Jocelyne et Serge Klur étaient tous deux employés par Ecce à Poix-du-Nord, près de Valenciennes, mais ils ont été licenciés en même temps quand leur usine a été délocalisée en Pologne. Certains de leurs collègues ont pu retrouver du travail en se reconvertissant dans d’autres branches professionnelles, mais le couple est toujours au chômage, malgré toutes les démarches entamées pour retrouver du travail. Comme ils ne reçoivent plus que 400 € par mois pour vivre, ils doivent faire quelques économies. Hop! Pas de chauffage! De toute façon, leur vieux poêle menace de rendre l’âme… Hop! Une bonne diète! C’est bon pour la ligne.

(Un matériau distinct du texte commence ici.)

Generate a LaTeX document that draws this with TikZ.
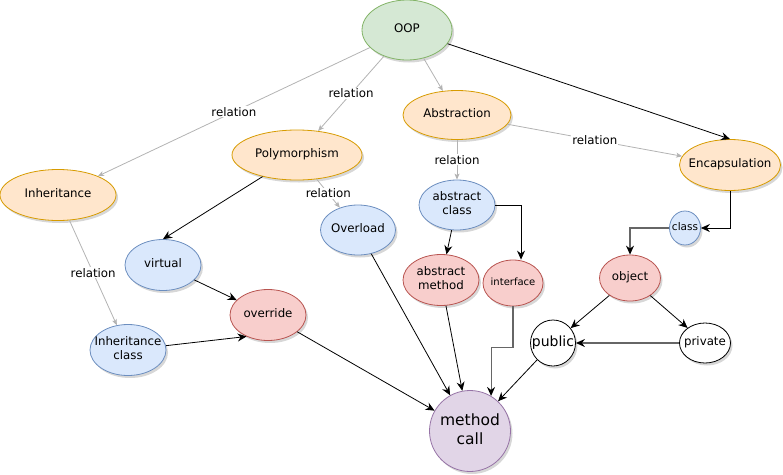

Mais les jours de fête, ils s’autorisent malgré tout un petit plaisir : une tartine de fromage blanc. Quel luxe! Prends-en de la graine, LVMH!
Finalement, ils ne sont pas si mal que ça… Le problème, c’est qu’ils sont criblés de dettes et qu’un huissier les menace de saisir leur maison, le seul bien qu’ils possèdent après des années de dur labeur. Autant dire qu’ils sont vraiment au fond du trou et qu’ils auraient de bonnes raisons pour haïr leur ex-patron…

Toujours dans son rôle de Candide, François Ruffin défend Bernard Arnault. Il affirme être persuadé que ce brave homme sera sensible à la détresse du couple et saura se montrer généreux au regard de leur états de services irréprochables. Il suffit de lui écrire pour lui expliquer la situation et d’oser lui demander de mettre la main au portefeuille… Bon, peut-être faudra-t-il quand même le secouer un peu, en le menaçant d’aller perturber également le secouer un peu
les journées portes ouvertes des sociétés du groupe LVMH – dont les dates ont été obtenues lors de l’AG des actionnaires, cela aura au moins servi à ça – en compagnie de quelques agitateurs aguerris…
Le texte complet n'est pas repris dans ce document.